I never imagined, when I began playing Magic during Summer 2012, that Wizards would slowly and successfully implement a tiered model for it's products. The current tiered model seems to be:

1. $15 packs for the top 5%, Ultimate Masters and future products. These are premium booster boxes in the $300 and above range.
2. $10 packs for the top 5% that enable players in this wealth bracket to mingle with folks in the bottom 95%, Modern Masters, Eternal Masters, others, and now, Modern Horizons. These are premium booster boxes in the $180-$220 range.
3. $4 packs for the bottom 95%, Standard sets and the occasional special product, such as Battlebond and Commander.

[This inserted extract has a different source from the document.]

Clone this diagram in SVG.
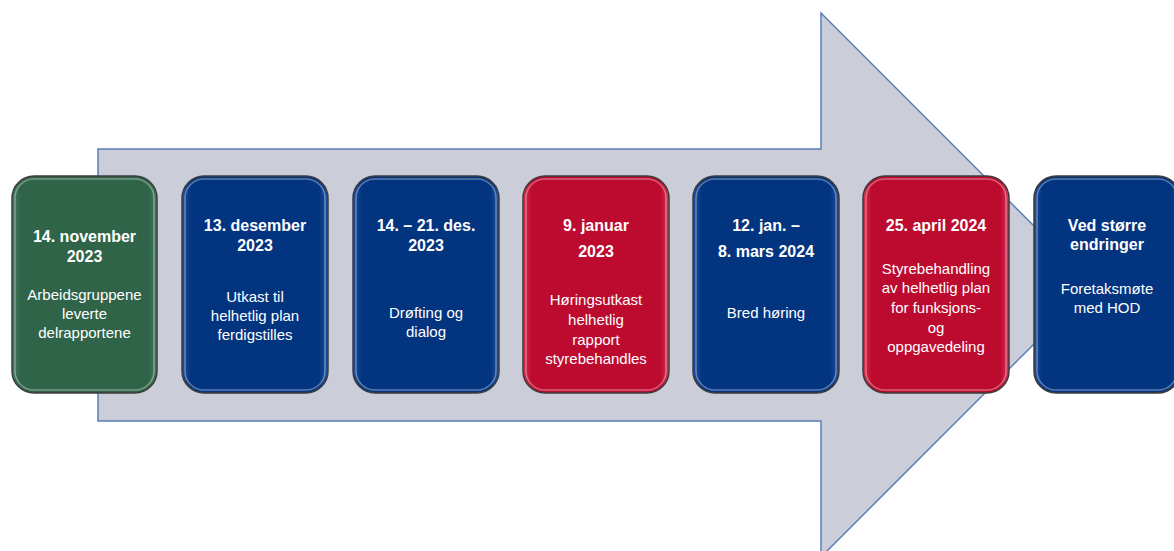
<svg xmlns="http://www.w3.org/2000/svg" width="1174" height="551" viewBox="0 0 1174 551">
<defs>
<linearGradient id="gGreen" x1="0" y1="0" x2="1" y2="0">
<stop offset="0" stop-color="#3f7a5c"/><stop offset="0.06" stop-color="#2f6449"/><stop offset="0.94" stop-color="#2f6449"/><stop offset="1" stop-color="#417d5f"/>
</linearGradient>
<linearGradient id="gBlue" x1="0" y1="0" x2="1" y2="0">
<stop offset="0" stop-color="#1d4fa0"/><stop offset="0.06" stop-color="#03347f"/><stop offset="0.94" stop-color="#03347f"/><stop offset="1" stop-color="#1f52a3"/>
</linearGradient>
<linearGradient id="gRed" x1="0" y1="0" x2="1" y2="0">
<stop offset="0" stop-color="#d6304f"/><stop offset="0.06" stop-color="#bd0a2f"/><stop offset="0.94" stop-color="#bd0a2f"/><stop offset="1" stop-color="#d8345a"/>
</linearGradient>
<style>
.box{stroke:#3d3d3d;stroke-width:1.5}
.hl{fill:none;stroke:#ffffff;stroke-opacity:0.35;stroke-width:1.5}
text{font-family:"Liberation Sans",Arial,sans-serif;font-size:15px;fill:#ffffff;text-anchor:middle}
.b{font-weight:bold;font-size:16px}
</style>
</defs>
<g id="arrow">
<path d="M98,149 H821 V13 L1093,285 L821,557 V421 H98 Z" fill="#cbced9" stroke="#5a7db6" stroke-width="1.5"/>
</g>
<g id="node1">
<rect class="box" x="12" y="176" width="145" height="217" rx="22" fill="url(#gGreen)"/>
<rect class="hl" x="15" y="179" width="139" height="211" rx="19"/>
<text class="b" x="84.5" y="242">14. november</text>
<text class="b" x="84.5" y="262">2023</text>
<text x="84.5" y="300">Arbeidsgruppene</text>
<text x="84.5" y="319">leverte</text>
<text x="84.5" y="338">delrapportene</text>
</g>
<g id="node2">
<rect class="box" x="182" y="176" width="146" height="217" rx="22" fill="url(#gBlue)"/>
<rect class="hl" x="185" y="179" width="140" height="211" rx="19"/>
<text class="b" x="255" y="231">13. desember</text>
<text class="b" x="255" y="251">2023</text>
<text x="255" y="302">Utkast til</text>
<text x="255" y="321">helhetlig plan</text>
<text x="255" y="340">ferdigstilles</text>
</g>
<g id="node3">
<rect class="box" x="353" y="176" width="146" height="217" rx="22" fill="url(#gBlue)"/>
<rect class="hl" x="356" y="179" width="140" height="211" rx="19"/>
<text class="b" x="426" y="231">14. – 21. des.</text>
<text class="b" x="426" y="251">2023</text>
<text x="426" y="318">Drøfting og</text>
<text x="426" y="337">dialog</text>
</g>
<g id="node4">
<rect class="box" x="523" y="176" width="146" height="217" rx="22" fill="url(#gRed)"/>
<rect class="hl" x="526" y="179" width="140" height="211" rx="19"/>
<text class="b" x="596" y="231">9. januar</text>
<text class="b" x="596" y="257">2023</text>
<text x="596" y="305">Høringsutkast</text>
<text x="596" y="325">helhetlig</text>
<text x="596" y="345">rapport</text>
<text x="596" y="364">styrebehandles</text>
</g>
<g id="node5">
<rect class="box" x="693" y="176" width="146" height="217" rx="22" fill="url(#gBlue)"/>
<rect class="hl" x="696" y="179" width="140" height="211" rx="19"/>
<text class="b" x="766" y="231">12. jan. –</text>
<text class="b" x="766" y="257">8. mars 2024</text>
<text x="766" y="318">Bred høring</text>
</g>
<g id="node6">
<rect class="box" x="863" y="176" width="146" height="217" rx="22" fill="url(#gRed)"/>
<rect class="hl" x="866" y="179" width="140" height="211" rx="19"/>
<text class="b" x="936" y="231">25. april 2024</text>
<text x="936" y="274">Styrebehandling</text>
<text x="936" y="293">av helhetlig plan</text>
<text x="936" y="313">for funksjons-</text>
<text x="936" y="333">og</text>
<text x="936" y="352">oppgavedeling</text>
</g>
<g id="node7">
<rect class="box" x="1034" y="176" width="146" height="217" rx="22" fill="url(#gBlue)"/>
<rect class="hl" x="1037" y="179" width="140" height="211" rx="19"/>
<text class="b" x="1107" y="231">Ved større</text>
<text class="b" x="1107" y="250">endringer</text>
<text x="1107" y="294">Foretaksmøte</text>
<text x="1107" y="313">med HOD</text>
</g>
<g id="connectors"></g>
</svg>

This is Magic for the masses.

Unless you are willing to spend $500 and above per month on Magic, you will not be able to afford this hobby at tiers 1 and 2. These tiers are for Modern, Legacy, Vintage, and hardcore Commander players/collectors/investors. That means you will have to pass on an ever-increasing range of products. These products are very desirable for a Magic player. You can make some awesome pulls out of those $10, $15 packs.

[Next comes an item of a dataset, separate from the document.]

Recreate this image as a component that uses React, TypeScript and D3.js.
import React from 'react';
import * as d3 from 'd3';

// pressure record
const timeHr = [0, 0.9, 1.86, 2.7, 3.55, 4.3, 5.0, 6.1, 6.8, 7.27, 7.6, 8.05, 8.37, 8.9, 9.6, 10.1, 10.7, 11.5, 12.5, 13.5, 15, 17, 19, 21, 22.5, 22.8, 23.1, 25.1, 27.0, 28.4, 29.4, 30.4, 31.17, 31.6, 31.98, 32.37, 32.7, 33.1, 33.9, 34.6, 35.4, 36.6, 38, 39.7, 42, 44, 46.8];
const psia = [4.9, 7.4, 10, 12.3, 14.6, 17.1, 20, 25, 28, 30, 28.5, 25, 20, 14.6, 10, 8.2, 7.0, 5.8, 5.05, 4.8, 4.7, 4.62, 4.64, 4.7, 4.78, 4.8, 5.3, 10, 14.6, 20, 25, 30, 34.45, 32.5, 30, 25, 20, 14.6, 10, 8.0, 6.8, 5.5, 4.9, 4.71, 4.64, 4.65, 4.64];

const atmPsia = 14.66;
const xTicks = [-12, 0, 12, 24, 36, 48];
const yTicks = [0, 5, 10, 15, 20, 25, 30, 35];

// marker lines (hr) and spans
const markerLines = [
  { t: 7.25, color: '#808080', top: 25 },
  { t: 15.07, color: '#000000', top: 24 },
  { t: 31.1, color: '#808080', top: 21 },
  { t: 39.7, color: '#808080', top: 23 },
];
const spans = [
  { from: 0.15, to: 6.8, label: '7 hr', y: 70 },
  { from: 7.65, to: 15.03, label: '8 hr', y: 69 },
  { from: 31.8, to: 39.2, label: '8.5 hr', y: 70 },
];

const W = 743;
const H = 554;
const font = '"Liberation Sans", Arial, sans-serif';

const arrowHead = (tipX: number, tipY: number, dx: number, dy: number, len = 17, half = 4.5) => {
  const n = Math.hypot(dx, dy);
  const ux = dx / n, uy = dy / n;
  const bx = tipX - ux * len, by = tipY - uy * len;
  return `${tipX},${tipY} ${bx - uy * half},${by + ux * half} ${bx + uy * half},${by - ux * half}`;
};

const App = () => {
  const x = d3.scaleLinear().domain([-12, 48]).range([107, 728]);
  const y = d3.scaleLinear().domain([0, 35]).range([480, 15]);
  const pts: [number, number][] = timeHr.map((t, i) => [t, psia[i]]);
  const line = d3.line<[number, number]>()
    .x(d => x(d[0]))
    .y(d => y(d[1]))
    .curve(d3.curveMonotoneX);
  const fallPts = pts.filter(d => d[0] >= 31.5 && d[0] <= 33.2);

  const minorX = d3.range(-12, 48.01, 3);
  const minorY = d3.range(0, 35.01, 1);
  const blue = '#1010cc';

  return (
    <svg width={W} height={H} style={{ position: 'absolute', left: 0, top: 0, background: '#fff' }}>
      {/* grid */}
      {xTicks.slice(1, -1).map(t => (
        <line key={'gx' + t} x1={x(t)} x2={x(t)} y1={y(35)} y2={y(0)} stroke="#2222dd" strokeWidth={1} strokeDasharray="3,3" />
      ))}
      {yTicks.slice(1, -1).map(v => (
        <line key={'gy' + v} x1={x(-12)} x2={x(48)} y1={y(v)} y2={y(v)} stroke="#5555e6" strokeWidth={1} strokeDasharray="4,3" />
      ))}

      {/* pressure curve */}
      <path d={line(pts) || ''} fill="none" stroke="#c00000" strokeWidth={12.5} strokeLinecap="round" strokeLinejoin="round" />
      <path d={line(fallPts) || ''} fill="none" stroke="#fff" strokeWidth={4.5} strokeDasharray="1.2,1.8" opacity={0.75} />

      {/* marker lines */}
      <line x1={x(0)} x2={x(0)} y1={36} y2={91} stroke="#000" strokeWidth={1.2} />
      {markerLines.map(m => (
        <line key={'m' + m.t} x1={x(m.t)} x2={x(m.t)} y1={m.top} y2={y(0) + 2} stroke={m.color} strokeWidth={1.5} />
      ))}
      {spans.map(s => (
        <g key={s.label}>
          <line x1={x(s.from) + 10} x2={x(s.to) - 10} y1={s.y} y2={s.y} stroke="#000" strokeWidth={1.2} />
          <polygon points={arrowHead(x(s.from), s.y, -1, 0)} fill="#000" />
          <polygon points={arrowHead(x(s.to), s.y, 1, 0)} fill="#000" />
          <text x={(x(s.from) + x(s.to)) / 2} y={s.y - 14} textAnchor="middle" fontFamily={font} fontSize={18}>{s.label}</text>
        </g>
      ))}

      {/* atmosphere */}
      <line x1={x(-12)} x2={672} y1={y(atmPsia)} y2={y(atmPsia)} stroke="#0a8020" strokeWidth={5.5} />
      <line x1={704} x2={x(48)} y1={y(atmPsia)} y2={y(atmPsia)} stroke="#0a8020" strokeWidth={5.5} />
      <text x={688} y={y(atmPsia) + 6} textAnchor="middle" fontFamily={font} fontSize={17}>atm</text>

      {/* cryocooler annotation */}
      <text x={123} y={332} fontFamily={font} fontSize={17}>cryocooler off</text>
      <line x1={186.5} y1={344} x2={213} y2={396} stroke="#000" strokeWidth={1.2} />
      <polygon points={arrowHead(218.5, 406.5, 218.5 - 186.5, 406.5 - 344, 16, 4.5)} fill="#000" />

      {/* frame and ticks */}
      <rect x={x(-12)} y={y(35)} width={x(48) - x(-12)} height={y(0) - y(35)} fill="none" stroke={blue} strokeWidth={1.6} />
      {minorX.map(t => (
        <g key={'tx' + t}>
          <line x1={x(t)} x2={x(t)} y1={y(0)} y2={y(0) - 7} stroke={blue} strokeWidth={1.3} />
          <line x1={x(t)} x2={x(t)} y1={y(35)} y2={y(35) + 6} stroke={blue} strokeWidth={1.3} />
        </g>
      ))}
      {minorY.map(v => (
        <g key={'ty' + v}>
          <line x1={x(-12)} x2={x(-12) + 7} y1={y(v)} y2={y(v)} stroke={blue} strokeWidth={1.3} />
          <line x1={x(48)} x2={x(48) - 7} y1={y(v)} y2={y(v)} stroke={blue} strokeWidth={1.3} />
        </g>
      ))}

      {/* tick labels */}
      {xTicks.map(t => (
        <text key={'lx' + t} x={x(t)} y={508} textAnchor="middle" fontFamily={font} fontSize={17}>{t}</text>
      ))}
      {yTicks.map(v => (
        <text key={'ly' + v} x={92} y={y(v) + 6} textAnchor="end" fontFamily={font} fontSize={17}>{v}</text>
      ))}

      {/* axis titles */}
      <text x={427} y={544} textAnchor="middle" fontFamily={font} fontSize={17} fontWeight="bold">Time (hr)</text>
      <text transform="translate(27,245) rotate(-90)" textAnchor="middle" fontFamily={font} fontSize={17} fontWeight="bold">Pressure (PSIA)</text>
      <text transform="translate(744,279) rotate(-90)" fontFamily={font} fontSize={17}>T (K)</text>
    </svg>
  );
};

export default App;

If you, like me, are a peasant, you are buying battlecruiser packs and Commander precons. That's it. There is still MTGO, where many cards are cheap to rent, but then you are in a split platform world: MTG Arena (MTGA) for Standard, and MTG Online (MTGO) for all other formats.

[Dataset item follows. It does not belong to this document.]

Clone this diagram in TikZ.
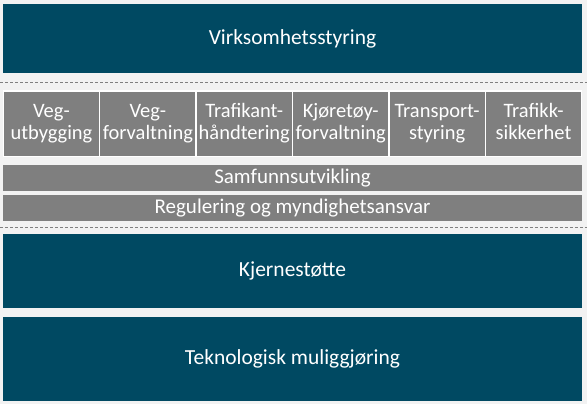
\documentclass[tikz,border=0pt]{standalone}
\usepackage{fontspec}
\setmainfont{Carlito}
\definecolor{petrol}{RGB}{0,73,98}
\definecolor{lagfarge}{RGB}{127,127,127}
\definecolor{bakgrunn}{RGB}{242,242,242}

\begin{document}
\begin{tikzpicture}[x=1pt,y=-1pt,
	lag/.style={fill=petrol,text=white,minimum width=579pt,inner sep=0pt,outer sep=0pt,font=\fontsize{21.5}{25}\selectfont},
	stolpe/.style={fill=lagfarge,draw=white,line width=1.2pt,text=white,minimum width=96.5pt,minimum height=66pt,inner sep=0pt,outer sep=0pt,align=center,font=\fontsize{20.5}{22}\selectfont},
	bjelke/.style={fill=lagfarge,text=white,minimum width=579pt,minimum height=26pt,inner sep=0pt,outer sep=0pt,font=\fontsize{21}{24}\selectfont},
	skille/.style={draw=gray,dash pattern=on 3pt off 2pt,line width=0.5pt}]
	\fill[bakgrunn] (0,0) rectangle (587,404);
	\node[lag,minimum height=69pt] (virk) at (292.5,38.5) {Virksomhetsstyring};
	\draw[skille] (0,82) -- (587,82);
	\foreach \navn/\tekst [count=\i] in {utbygging/Veg-\\utbygging, forvaltning/Veg-\\forvaltning, trafikant/Trafikant-\\håndtering, kjoretoy/Kjøretøy-\\forvaltning, transport/Transport-\\styring, sikkerhet/Trafikk-\\sikkerhet}
		\node[stolpe,minimum height=66pt] (\navn) at ({3+(\i-0.5)*96.5},124) {\raisebox{-3pt}{\begin{tabular}{@{}c@{}}\tekst\end{tabular}}};
	\node[bjelke] (samfunn) at (292.5,178) {Samfunnsutvikling};
	\node[bjelke] (regulering) at (292.5,208) {Regulering og myndighetsansvar};
	\draw[skille] (0,227) -- (587,227);
	\node[lag,minimum height=74pt] (kjerne) at (292.5,271) {Kjernestøtte};
	\node[lag,minimum height=84pt] (tek) at (292.5,359) {Teknologisk muliggjøring};
\end{tikzpicture}
\end{document}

There is everything right with Wizards trying to make as much money as possible, and we peasants should not feel bad that the company needs to do this in order for us to get our $4 packs, our birthright. Yet, as a peasant, I sense something is wrong with this tier model, and I long for the day when ALL packs will be $4, and also for the days when Wizards will once again be an independent company, no longer a conglomerate's cash cow to make up for other dog areas of said conglomerate.

How long will the tier model stick? Maybe forever. Every change comes with a possible secondary effect, something no one could have foreseen. I think there is a scenario in which players who would have purchased the content in tiers 1 and 2 substitute with other games. But this is just a scenario. Another scenario, which I think is more realistic, is that Wizards' tiered model milks the last generation of players willing to pay absurd amounts of money for artsy cardboard.

In my case, I have substituted with Pokemon, but I am a trend of one person, and that is not data. I will continue buying occasional Standard packs and Commander decks for paper, and testing out tier 1 and tier 2 products on MTGO. I am excited about Modern Horizons, but only for MTGO. I have so far refused to collect any of the tier 1 and tier 2 packs. I just can't do that.